The award is presented to early career faculty at various universities who submit project proposals detailing three-year research projects. The proposals must contain the research project as well as an educational component. The research is reviewed by peers in the field of study while the educational program is evaluated by education specialists.
Nordstrom’s lab studies the flow of particles whose movement can’t be explained by the laws governing crystalline-structured solids.
“Almost everything we have around us is a disordered material — all of these kinds of materials are usually called ‘soft’ materials… we can easily mechanically deform them,” she explained. “The weird thing is, we don’t understand how these materials behave that well. There are engineers that study specific kinds of materials and come up with rules of thumb for how they behave so they can design systems, but there’s no good, first principles’ predictive model to understand why they do what they do.”
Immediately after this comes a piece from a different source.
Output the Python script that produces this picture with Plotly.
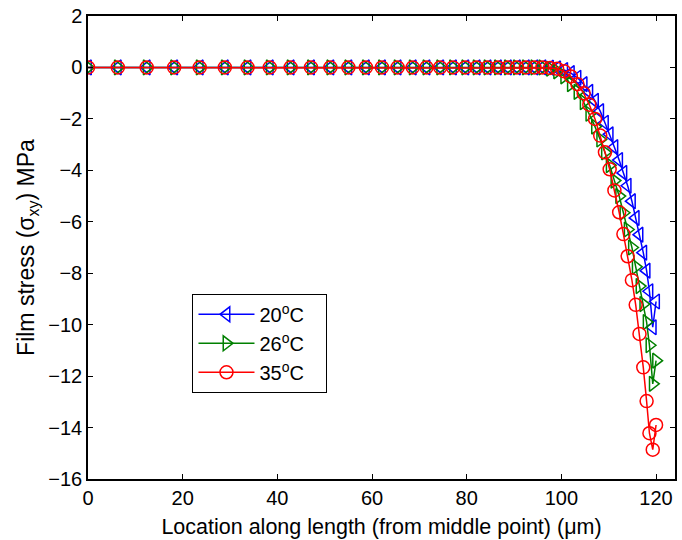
import plotly.graph_objects as go

x_um = [0, 6.3, 12.4, 18.2, 23.6, 28.9, 33.7, 38.4, 42.8, 47.1, 51.2, 55.0, 58.7, 62.1,
        65.4, 68.6, 71.5, 74.4, 77.1, 79.7, 82.1, 84.4, 86.6, 88.7, 90.6, 92.5, 94.3, 96.0,
        97.6, 99.1, 100.6, 102.0, 103.4, 104.7, 105.9, 107.1, 108.2, 109.2, 110.2, 111.2,
        112.2, 113.1, 114.0, 114.9, 115.7, 116.5, 117.3, 118.0, 118.6, 119.3, 120.0]

flat = [0.0] * 28

stress_20C = flat + [-0.01, -0.04, -0.1, -0.22, -0.4, -0.65, -0.95, -1.3, -1.7, -2.15, -2.6,
                     -3.1, -3.6, -4.1, -4.6, -5.2, -5.85, -6.5, -7.2, -7.9, -8.7, -10.1, -9.1]
stress_26C = flat + [-0.05, -0.15, -0.35, -0.65, -0.95, -1.35, -1.8, -2.3, -2.8, -3.3, -3.8,
                     -4.4, -5.0, -5.65, -6.3, -7.0, -7.75, -8.5, -9.2, -9.9, -10.8, -12.3, -11.4]
stress_35C = flat + [-0.02, -0.05, -0.15, -0.35, -0.65, -1.0, -1.45, -2.0, -2.65, -3.3, -3.96,
                     -4.78, -5.63, -6.48, -7.34, -8.27, -9.23, -10.36, -11.66, -12.97, -14.22, -14.86, -13.9]

series = [
    ("20<sup>o</sup>C\u00a0\u00a0\u00a0", stress_20C, "#0000FF", "triangle-left-open"),
    ("26<sup>o</sup>C\u00a0\u00a0\u00a0", stress_26C, "#008000", "triangle-right-open"),
    ("35<sup>o</sup>C\u00a0\u00a0\u00a0", stress_35C, "#FF0000", "circle-open"),
]

fig = go.Figure()
for name, ys, color, sym in series:
    fig.add_trace(go.Scatter(
        x=x_um, y=ys, name=name, mode="lines+markers",
        line=dict(color=color, width=1.5),
        marker=dict(symbol=sym, size=13, color=color, line=dict(width=1.5, color=color)),
    ))

fam = "Liberation Sans, Arial, sans-serif"
fig.update_layout(
    width=682, height=540,
    margin=dict(l=88, r=5, t=14, b=58),
    paper_bgcolor="white", plot_bgcolor="white",
    font=dict(family=fam, size=20, color="black"),
    showlegend=True,
    legend=dict(x=0.178, y=0.40, xanchor="left", yanchor="top",
                bordercolor="black", borderwidth=1, bgcolor="white",
                itemwidth=56,
                font=dict(family=fam, size=20)),
)
fig.update_xaxes(
    range=[0, 124], tickvals=[0, 20, 40, 60, 80, 100, 120],
    ticks="inside", ticklen=5, tickwidth=1, tickcolor="black",
    tickfont=dict(size=20),
    showline=True, linecolor="black", linewidth=1.5, mirror="ticks",
    showgrid=False, zeroline=False,
    title=dict(text="Location along length (from middle point) (μm)", standoff=11,
               font=dict(size=21.5)),
)
fig.update_yaxes(
    range=[-16, 2], dtick=2,
    ticks="inside", ticklen=5, tickwidth=1, tickcolor="black",
    tickfont=dict(size=20),
    showline=True, linecolor="black", linewidth=1.5, mirror="ticks",
    showgrid=False, zeroline=False,
    title=dict(text="Film stress (σ<sub>xy</sub>) MPa", standoff=7,
               font=dict(size=23)),
)
fig.write_html("out.html")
This research has applications in physics and also in pedestrian egress, blood clot prediction and any other system where large groups of particles are moving through a small opening.
As for the educational component of her proposal, Nordstrom proposed a “pre-college program” which is currently in development. “The basic proposal is to have a short, but multi-day pre-college program for students that don’t necessarily have to be interested in being a physics major, but they have to have at least some interest in physics or engineering,” said Nordstrom.
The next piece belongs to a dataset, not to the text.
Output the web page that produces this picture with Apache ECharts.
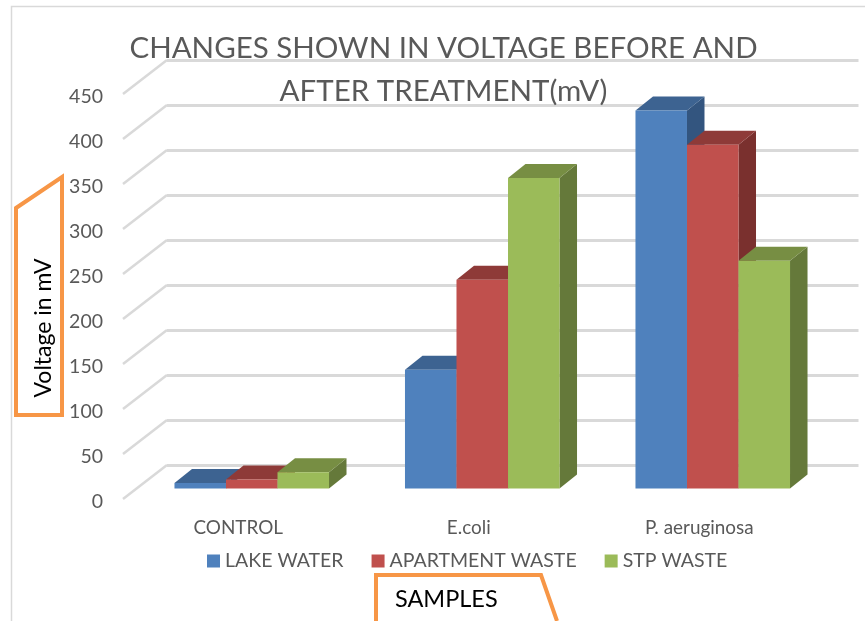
<!DOCTYPE html>
<html>
<head>
<meta charset="utf-8">
<title>Voltage chart</title>
<script src="https://cdn.jsdelivr.net/npm/echarts@6/dist/echarts.min.js"></script>
<style>
html, body { margin: 0; padding: 0; background: #fff; }
#chart { width: 865px; height: 621px; }
</style>
</head>
<body>
<div id="chart"></div>
<script>
var categories = ['CONTROL', 'E.coli', 'P. aeruginosa'];
var lakeWater = [6, 132, 420];
var apartmentWaste = [10, 232, 382];
var stpWaste = [18, 345, 253];
var yTicks = [0, 50, 100, 150, 200, 250, 300, 350, 400, 450];

var FONT = 'Lato';
var TEXT = '#595959';
var GRID_LINE = '#d9d9d9';

// oblique offsets of the fake 3d look
var WALL_DX = 44, WALL_DY = -34;
var BAR_DX = 17.5, BAR_DY = -14;
var PLANE_W = 691.5, PLANE_H = 405;

var chart = echarts.init(document.getElementById('chart'));

function plainX(i) {
    return {
        type: 'category', gridIndex: i, data: categories,
        axisLine: { show: false }, axisTick: { show: false },
        axisLabel: { show: false }, splitLine: { show: false }
    };
}

function plainY(i) {
    return {
        type: 'value', gridIndex: i, min: 0, max: 450, interval: 50,
        axisLine: { show: false }, axisTick: { show: false },
        axisLabel: { show: false }, splitLine: { show: false }
    };
}

// grid 0 back wall, grid 1 only carries the labels, grid 2 plane of the bars
var xBack = plainX(0), yBack = plainY(0);
yBack.splitLine = { show: true, lineStyle: { color: GRID_LINE, width: 3 } };

var xFront = plainX(1), yFront = plainY(1);
xFront.axisLabel = { show: true, color: TEXT, fontFamily: FONT, fontSize: 18.9, margin: 17 };
yFront.axisLabel = { show: true, color: TEXT, fontFamily: FONT, fontSize: 19.5, margin: 20 };

function barSeries(name, values, index, front, top, side) {
    return {
        type: 'custom',
        name: name,
        xAxisIndex: 2,
        yAxisIndex: 2,
        z: 3 + index,
        itemStyle: { color: front },
        data: values.map(function(v, i) { return [i, v]; }),
        renderItem: function(params, api) {
            var band = api.size([1, 0])[0];
            var w = band * 0.2235;
            var c = api.coord([api.value(0), api.value(1)]);
            var y0 = api.coord([api.value(0), 0])[1];
            var x = c[0] + (index - 1.5) * w;
            var y = c[1];
            return {
                type: 'group',
                children: [
                    { type: 'polygon', shape: { points: [[x + w, y], [x + w + BAR_DX, y + BAR_DY], [x + w + BAR_DX, y0 + BAR_DY], [x + w, y0]] }, style: { fill: side } },
                    { type: 'polygon', shape: { points: [[x, y], [x + BAR_DX, y + BAR_DY], [x + w + BAR_DX, y + BAR_DY], [x + w, y]] }, style: { fill: top } },
                    { type: 'rect', shape: { x: x, y: y, width: w, height: y0 - y }, style: { fill: front } }
                ]
            };
        }
    };
}

chart.setOption({
    animation: false,
    backgroundColor: '#fff',
    textStyle: { fontFamily: FONT },
    title: {
        text: 'CHANGES SHOWN IN VOLTAGE BEFORE AND\nAFTER TREATMENT(mV)',
        left: 438.5,
        top: 22,
        textAlign: 'center',
        z: 8,
        textStyle: { color: TEXT, fontFamily: FONT, fontSize: 29.5, fontWeight: 'normal', lineHeight: 43 }
    },
    legend: {
        left: 207,
        top: 551,
        padding: 0,
        icon: 'rect',
        itemWidth: 13,
        itemHeight: 13,
        itemGap: 28,
        textStyle: { color: TEXT, fontFamily: FONT, fontSize: 19.5 },
        data: ['LAKE WATER', 'APARTMENT WASTE', 'STP WASTE']
    },
    grid: [
        { left: 123 + WALL_DX, top: 94 + WALL_DY, width: PLANE_W, height: PLANE_H },
        { left: 123, top: 96.5, width: PLANE_W, height: PLANE_H },
        { left: 136.5, top: 83.5, width: PLANE_W, height: PLANE_H }
    ],
    xAxis: [xBack, xFront, plainX(2)],
    yAxis: [yBack, yFront, plainY(2)],
    series: [
        {
            type: 'custom',
            xAxisIndex: 0,
            yAxisIndex: 0,
            z: 1,
            data: yTicks.map(function(v) { return [0, v]; }),
            renderItem: function(params, api) {
                var x = params.coordSys.x;
                var y = api.coord([0, api.value(1)])[1];
                return {
                    type: 'line',
                    shape: { x1: x - WALL_DX, y1: y - WALL_DY, x2: x, y2: y },
                    style: { stroke: GRID_LINE, lineWidth: 2.5 }
                };
            }
        },
        barSeries('LAKE WATER', lakeWater, 0, '#4f81bd', '#3d6391', '#33557f'),
        barSeries('APARTMENT WASTE', apartmentWaste, 1, '#c0504d', '#8e3a38', '#7a302e'),
        barSeries('STP WASTE', stpWaste, 2, '#9bbb59', '#778e43', '#65793a')
    ],
    graphic: [
        { type: 'polyline', z: 0, shape: { points: [[11.5, 621], [11.5, 6.5], [865, 6.5]] }, style: { fill: null, stroke: GRID_LINE, lineWidth: 1.5 } },
        { type: 'polygon', z: 9, shape: { points: [[16, 208], [62, 177], [62, 415], [16, 415]] }, style: { fill: 'rgba(255,255,255,0)', stroke: '#f79646', lineWidth: 4 } },
        { type: 'text', z: 10, x: 44, y: 328, rotation: Math.PI / 2, style: { text: 'Voltage in mV', fill: '#000', font: '23px Lato', textAlign: 'center', textVerticalAlign: 'middle' } },
        { type: 'polyline', z: 9, shape: { points: [[376, 621], [376, 575], [541, 575], [557, 621]] }, style: { fill: null, stroke: '#f79646', lineWidth: 4 } },
        { type: 'text', z: 10, x: 395, y: 599, style: { text: 'SAMPLES', fill: '#000', font: '23.5px Lato', textAlign: 'left', textVerticalAlign: 'middle' } }
    ]
});
</script>
</body>
</html>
“In the event of multiple candidates, we want to try and ensure a very diverse cohort,” she explained. “During this program they will work one-on-one with several faculty members. They’ll be doing several lab-based projects in the afternoons. In the mornings, there’ll generally be some kind of lecture or skills-oriented workshops, like ‘how does one become a scientist,’ ‘how does one navigate college,’ things like that. The idea is that a lot of people come to college that are interested in STEM, but don’t know much about it … This is a chance to help them dive in a little bit before college actually starts.”
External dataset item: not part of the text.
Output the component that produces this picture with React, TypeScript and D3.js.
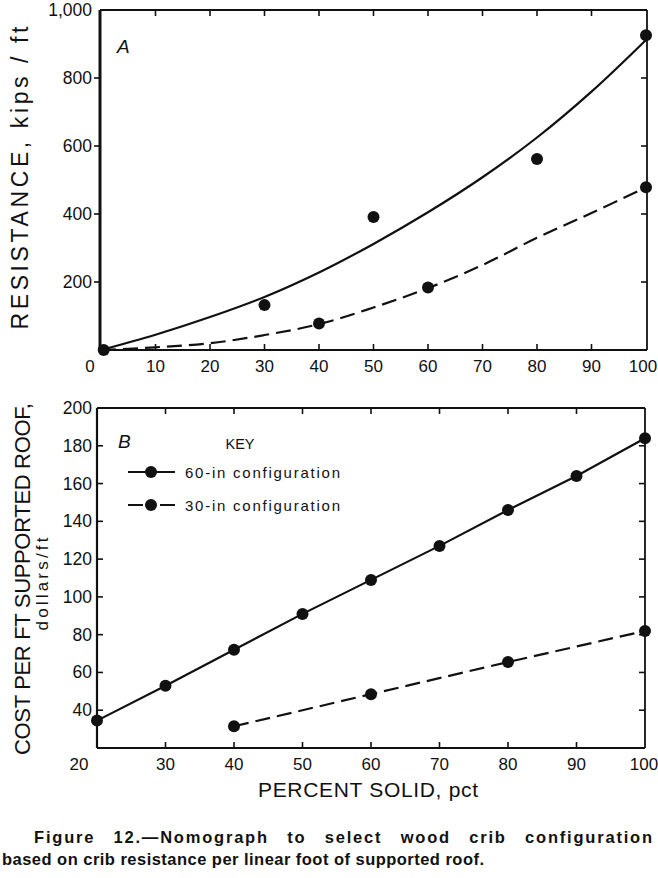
import React from "react";
import * as d3 from "d3";

// ---------- Panel A data ----------
const aCurveX = [0, 10, 20, 30, 40, 50, 60, 70, 80, 90, 100];
const aSolidCurve = [0, 45, 97, 156, 228, 312, 405, 508, 625, 760, 912];
const aDashedCurve = [0, 8, 20, 44, 76, 125, 182, 250, 330, 403, 478];
const aSolidPtsX = [0.5, 30, 50, 80, 100];
const aSolidPtsY = [0, 132, 391, 562, 926];
const aDashedPtsX = [40, 60, 100];
const aDashedPtsY = [78, 184, 479];
const aXTicks = [0, 10, 20, 30, 40, 50, 60, 70, 80, 90, 100];
const aYTicks = [200, 400, 600, 800, 1000];

// ---------- Panel B data ----------
const bSolidX = [20, 30, 40, 50, 60, 70, 80, 90, 100];
const bSolidY = [34.5, 53, 72, 91, 109, 127, 146, 164, 184];
const bDashedX = [40, 60, 80, 100];
const bDashedY = [31.5, 48.5, 65.5, 82];
const bXTicks = [20, 30, 40, 50, 60, 70, 80, 90, 100];
const bYTicks = [40, 60, 80, 100, 120, 140, 160, 180, 200];

const FONT = "'Liberation Sans', Arial, Helvetica, sans-serif";

export default function App() {
  const ax = d3.scaleLinear().domain([0, 100]).range([101, 646]);
  const ay = d3.scaleLinear().domain([0, 1000]).range([350, 10]);
  const bx = d3.scaleLinear().domain([20, 100]).range([97, 645]);
  const by = d3.scaleLinear().domain([20, 200]).range([748, 408]);

  const aLine = d3
    .line<number>()
    .x((_, i) => ax(aCurveX[i]))
    .curve(d3.curveCatmullRom);
  const aSolidPath = aLine.y((d) => ay(d))(aSolidCurve) || "";
  const aDashedPath = aLine.y((d) => ay(d))(aDashedCurve) || "";

  const bSolidPath =
    d3
      .line<number>()
      .x((_, i) => bx(bSolidX[i]))
      .y((d) => by(d))(bSolidY) || "";
  const bDashedPath =
    d3
      .line<number>()
      .x((_, i) => bx(bDashedX[i]))
      .y((d) => by(d))(bDashedY) || "";

  const fmt = d3.format(",");
  const tickLen = 6;

  return (
    <svg
      width={658}
      height={878}
      style={{ position: "absolute", left: 0, top: 0, display: "block", background: "#fff" }}
      fontFamily={FONT}
    >
      <rect x={0} y={0} width={658} height={878} fill="#fff" />

      {/* ================= Panel A ================= */}
      <g>
        <line x1={100} x2={100} y1={ay(1000)} y2={ay(0) + 1} stroke="#111" strokeWidth={3} />
        <line x1={100} x2={ax(100) + 1} y1={ay(0)} y2={ay(0)} stroke="#111" strokeWidth={2} />
        <line x1={100} x2={ax(100) + 1} y1={ay(1000)} y2={ay(1000)} stroke="#111" strokeWidth={1.8} />
        <line x1={ax(100) + 1} x2={ax(100) + 1} y1={ay(1000)} y2={ay(0)} stroke="#111" strokeWidth={1.8} />

        {aXTicks.slice(1, -1).map((t) => (
          <g key={"axt" + t}>
            <line x1={ax(t)} x2={ax(t)} y1={ay(1000)} y2={ay(1000) + tickLen} stroke="#111" strokeWidth={1.6} />
            <line x1={ax(t)} x2={ax(t)} y1={ay(0)} y2={ay(0) - tickLen} stroke="#111" strokeWidth={1.6} />
          </g>
        ))}
        {aYTicks.slice(0, -1).map((t) => (
          <g key={"ayt" + t}>
            <line x1={100} x2={100 - tickLen} y1={ay(t)} y2={ay(t)} stroke="#111" strokeWidth={1.6} />
            <line x1={ax(100) + 1} x2={ax(100) + 1 - tickLen} y1={ay(t)} y2={ay(t)} stroke="#111" strokeWidth={1.6} />
          </g>
        ))}

        {aXTicks.map((t) => (
          <text
            key={"axl" + t}
            x={t === 0 ? ax(t) - 11 : t === 100 ? ax(t) - 3 : ax(t)}
            y={372}
            textAnchor="middle"
            fontSize={17}
            fill="#111"
          >
            {t}
          </text>
        ))}
        {aYTicks.map((t) => (
          <text key={"ayl" + t} x={92} y={ay(t) + 6} textAnchor="end" fontSize={17.5} fill="#111">
            {fmt(t)}
          </text>
        ))}

        <text
          transform={`translate(28,178) rotate(-90)`}
          textAnchor="middle"
          fontSize={23}
          fill="#111"
          textLength={303}
          lengthAdjust="spacing"
        >
          RESISTANCE, kips / ft
        </text>

        <text x={117} y={53} fontSize={19} fontStyle="italic" fill="#111">
          A
        </text>

        <path d={aSolidPath} fill="none" stroke="#111" strokeWidth={2.2} />
        <path d={aDashedPath} fill="none" stroke="#111" strokeWidth={2.2} strokeDasharray="15,7" />

        {aSolidPtsX.map((x, i) => (
          <circle key={"asp" + i} cx={ax(x)} cy={ay(aSolidPtsY[i])} r={6} fill="#111" />
        ))}
        {aDashedPtsX.map((x, i) => (
          <circle key={"adp" + i} cx={ax(x)} cy={ay(aDashedPtsY[i])} r={6} fill="#111" />
        ))}
      </g>

      {/* ================= Panel B ================= */}
      <g>
        <line x1={bx(20)} x2={bx(20)} y1={by(200)} y2={by(20)} stroke="#111" strokeWidth={2.2} />
        <line x1={bx(20)} x2={bx(100)} y1={by(20)} y2={by(20)} stroke="#111" strokeWidth={2.2} />
        <line x1={bx(20)} x2={bx(100)} y1={by(200)} y2={by(200)} stroke="#111" strokeWidth={1.8} />
        <line x1={bx(100)} x2={bx(100)} y1={by(200)} y2={by(20)} stroke="#111" strokeWidth={1.8} />

        {bXTicks.slice(1, -1).map((t) => (
          <g key={"bxt" + t}>
            <line x1={bx(t)} x2={bx(t)} y1={by(200)} y2={by(200) + tickLen} stroke="#111" strokeWidth={1.6} />
            <line x1={bx(t)} x2={bx(t)} y1={by(20)} y2={by(20) - tickLen} stroke="#111" strokeWidth={1.6} />
          </g>
        ))}
        {bYTicks.slice(0, -1).map((t) => (
          <g key={"byt" + t}>
            <line x1={bx(20)} x2={bx(20) + tickLen} y1={by(t)} y2={by(t)} stroke="#111" strokeWidth={1.6} />
            <line x1={bx(100)} x2={bx(100) - tickLen} y1={by(t)} y2={by(t)} stroke="#111" strokeWidth={1.6} />
          </g>
        ))}

        {bXTicks.map((t) => (
          <text
            key={"bxl" + t}
            x={t === 20 ? bx(t) - 18 : t === 100 ? bx(t) - 1 : bx(t)}
            y={770}
            textAnchor="middle"
            fontSize={17}
            fill="#111"
          >
            {t}
          </text>
        ))}
        {bYTicks.map((t) => (
          <text key={"byl" + t} x={92} y={by(t) + 6} textAnchor="end" fontSize={17.5} fill="#111">
            {t}
          </text>
        ))}

        <text
          transform={`translate(30,579) rotate(-90)`}
          textAnchor="middle"
          fontSize={22}
          fill="#111"
          textLength={352}
          lengthAdjust="spacing"
        >
          COST PER FT SUPPORTED ROOF,
        </text>
        <text
          transform={`translate(48,584) rotate(-90)`}
          textAnchor="middle"
          fontSize={17}
          fill="#111"
          textLength={93}
          lengthAdjust="spacing"
        >
          dollars/ft
        </text>
        <text x={368} y={797} textAnchor="middle" fontSize={21} fill="#111" textLength={220} lengthAdjust="spacing">
          PERCENT SOLID, pct
        </text>

        <text x={118} y={448} fontSize={19} fontStyle="italic" fill="#111">
          B
        </text>

        <text x={240} y={449} textAnchor="middle" fontSize={14.5} fill="#111">
          KEY
        </text>
        <line x1={128} x2={175} y1={472} y2={472} stroke="#111" strokeWidth={2.2} />
        <circle cx={151} cy={472} r={6} fill="#111" />
        <text x={185} y={478} fontSize={15} fill="#111" textLength={155} lengthAdjust="spacing">
          60-in configuration
        </text>
        <line x1={128} x2={175} y1={505} y2={505} stroke="#111" strokeWidth={2.2} strokeDasharray="15,17" />
        <circle cx={151} cy={505} r={6} fill="#111" />
        <text x={185} y={511} fontSize={15} fill="#111" textLength={155} lengthAdjust="spacing">
          30-in configuration
        </text>

        <path d={bSolidPath} fill="none" stroke="#111" strokeWidth={2.2} />
        <path d={bDashedPath} fill="none" stroke="#111" strokeWidth={2.2} strokeDasharray="15,7" />
        {bSolidX.map((x, i) => (
          <circle key={"bsp" + i} cx={bx(x)} cy={by(bSolidY[i])} r={6} fill="#111" />
        ))}
        {bDashedX.map((x, i) => (
          <circle key={"bdp" + i} cx={bx(x)} cy={by(bDashedY[i])} r={6} fill="#111" />
        ))}
      </g>

      {/* caption */}
      <text
        x={34}
        y={843}
        fontSize={16.5}
        fontWeight="bold"
        fill="#111"
        style={{ wordSpacing: "12px" }}
        textLength={618}
        lengthAdjust="spacing"
      >
        Figure 12.—Nomograph to select wood crib configuration
      </text>
      <text
        x={2}
        y={865}
        fontSize={16.5}
        fontWeight="bold"
        fill="#111"
        textLength={482}
        lengthAdjust="spacing"
      >
        based on crib resistance per linear foot of supported roof.
      </text>
    </svg>
  );
}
Nordstrom has been teaching at Mount Holyoke since 2014 when she was appointed a Clare Booth Luce Assistant professor in the physics department. She teaches various courses in the department and inspires students to pursue physics at the end of her classes.
“[Professor Nordstrom] taught my Intro Physics class and then she became my advisor when I declared a physics major,” said Ashley Cavanagh ’19. “She’s a really great professor — she always went out of her way to make sure everyone in the class was succeeding.”